Mr. Cambridge had too much sense and too much learning to follow the steps of his predecessors in the history of Scriblerus; but yet it may be presumed that his poem was unsuccessful with the public at large, either from its making sport of what had ceased to engage the attention of philosophers, or from its treating popular superstitions and historical credulity in a vein of ridicule, too delicate for common readers. The composition of the Scribleriad is in general so regular, spirited and poetical, that we cannot but wish the author had chosen a subject of more permanent interest. Many striking passages may be pointed out to justify this wish, and perhaps there are few descriptions so happily imagined as the approach of the army of rebusses and acrostics. The versification is elegant, and the epithets chosen with singular propriety. The events, although without much connexion, all add something to the character of the hero; and the conversations most gravely ironical, while they remind us of the serious epics, are never unnecessarily protracted.

It is to be regretted, and perhaps it may be mentioned as another hindrance to the popularity of the Scribleriad, that the author determined to avoid moral reflections,— reflections which he could have easily furnished. His periodical papers exhibit a happy union of wit and sentiment, and few men were better acquainted with local manners, and the humours and whims of interest and passion. If such reflections arise naturally from the subject, they are surely not only useful, but lead to many of the most striking beauties of imagery. No zealous admirer of the flights of imagination is unwilling to be sometimes relieved by those reflections which recal his judgment. In the ardour of youth, poets are too apt to undervalue reason, but in advanced age they more readily admit its alliance with genius. Let it also be remembered how much Hudibras, the first of all English mock heroics, owes to the frequency of those reflexions and maxims, which, having become proverbial, serve to perpetuate the fame of their author.-The Scribleriad, however, will ever be considered by impartial judges, with whom popularity is not an indispensable qualification, as a poem that does honour to the taste and imagination of Mr. Cambridge, and as deserving a place with the most favourite attempts of the satirical muse.

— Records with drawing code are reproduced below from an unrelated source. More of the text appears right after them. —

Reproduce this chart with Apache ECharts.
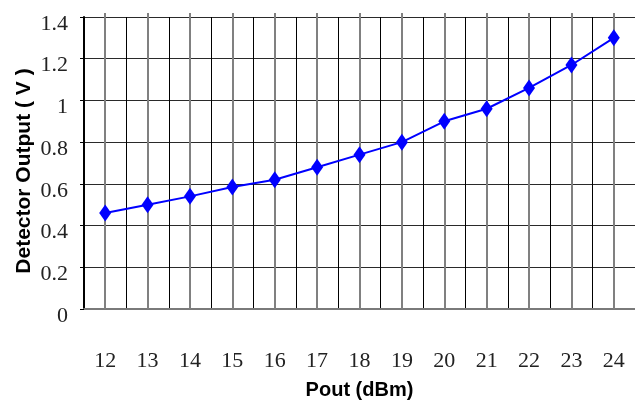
<!DOCTYPE html>
<html>
<head>
<meta charset="utf-8">
<script src="https://cdn.jsdelivr.net/npm/echarts@6/dist/echarts.min.js"></script>
<style>
  html, body { margin: 0; padding: 0; background: #fff; }
  #chart { width: 635px; height: 405px; }
</style>
</head>
<body>
<div id="chart"></div>
<script>
// Detector output voltage versus output power
const poutDbm = ['12', '13', '14', '15', '16', '17', '18', '19', '20', '21', '22', '23', '24'];
const detectorVolts = [0.46, 0.50, 0.54, 0.585, 0.62, 0.68, 0.74, 0.80, 0.90, 0.96, 1.06, 1.17, 1.30];
const voltTicks = { min: 0, max: 1.4, step: 0.2 };

const serif = "'Liberation Serif', 'Times New Roman', serif";
const sans = "'Liberation Sans', Arial, sans-serif";

const chart = echarts.init(document.getElementById('chart'), null, { renderer: 'canvas' });

chart.setOption({
  animation: false,
  backgroundColor: '#ffffff',
  grid: { left: 84, right: -1, top: 17, bottom: 92 },
  xAxis: {
    type: 'category',
    data: poutDbm,
    boundaryGap: true,
    name: 'Pout (dBm)',
    nameLocation: 'middle',
    nameGap: 71,
    nameMoveOverlap: false,
    nameTextStyle: { fontFamily: sans, fontWeight: 'bold', fontSize: 20, color: '#000' },
    axisLine: { show: true, lineStyle: { color: '#7a7a7a', width: 2 } },
    // ticks aligned with the categories run the full plot height as grey lines
    axisTick: {
      show: true,
      alignWithLabel: true,
      inside: true,
      length: 296,
      lineStyle: { color: '#808080', width: 2 }
    },
    axisLabel: { fontFamily: serif, fontSize: 22, color: '#222', margin: 41 },
    splitLine: { show: true, lineStyle: { color: '#000', width: 1 } }
  },
  yAxis: {
    type: 'value',
    min: voltTicks.min,
    max: voltTicks.max,
    interval: voltTicks.step,
    name: 'Detector Output ( V )',
    nameLocation: 'middle',
    nameGap: 49,
    nameMoveOverlap: false,
    nameTextStyle: {
      fontFamily: sans, fontWeight: 'bold', fontSize: 21, color: '#000',
      padding: [0, 16, 0, 0]
    },
    axisLine: { show: true, lineStyle: { color: '#000', width: 2 } },
    axisTick: { show: true, length: 4, lineStyle: { color: '#000', width: 1 } },
    axisLabel: {
      color: '#222', margin: 16,
      formatter: v => '{v|' + (Math.round(v * 10) / 10) + '}',
      rich: {
        v: { fontFamily: serif, fontSize: 22, color: '#222', padding: [14, 0, 0, 0] }
      }
    },
    splitLine: { show: true, lineStyle: { color: '#2a2a2a', width: 1 } }
  },
  series: [{
    type: 'line',
    data: detectorVolts,
    symbol: 'diamond',
    symbolSize: [12, 17],
    lineStyle: { color: '#0000ff', width: 2 },
    itemStyle: { color: '#0000ff' },
    z: 5
  }]
});
</script>
</body>
</html>
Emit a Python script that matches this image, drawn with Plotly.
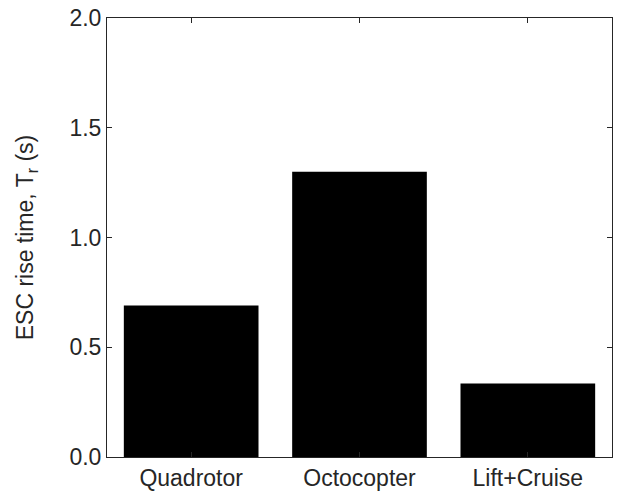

Of the lesser pieces in this collection, the Dialogue between a Member of Parliament and his Servant, The Fakeer, and The Intruder are to be distinguished for sprightliness of wit, and felicity of diction. Public degeneracy, impertinence, and superstitious cunning are no where more elegantly satirized. These have been repeatedly printed in Dodsley's and other collections. His other occasional pieces discover the same observation of human conduct and manners, keen and shrewd, and expressed in easy and polished verse.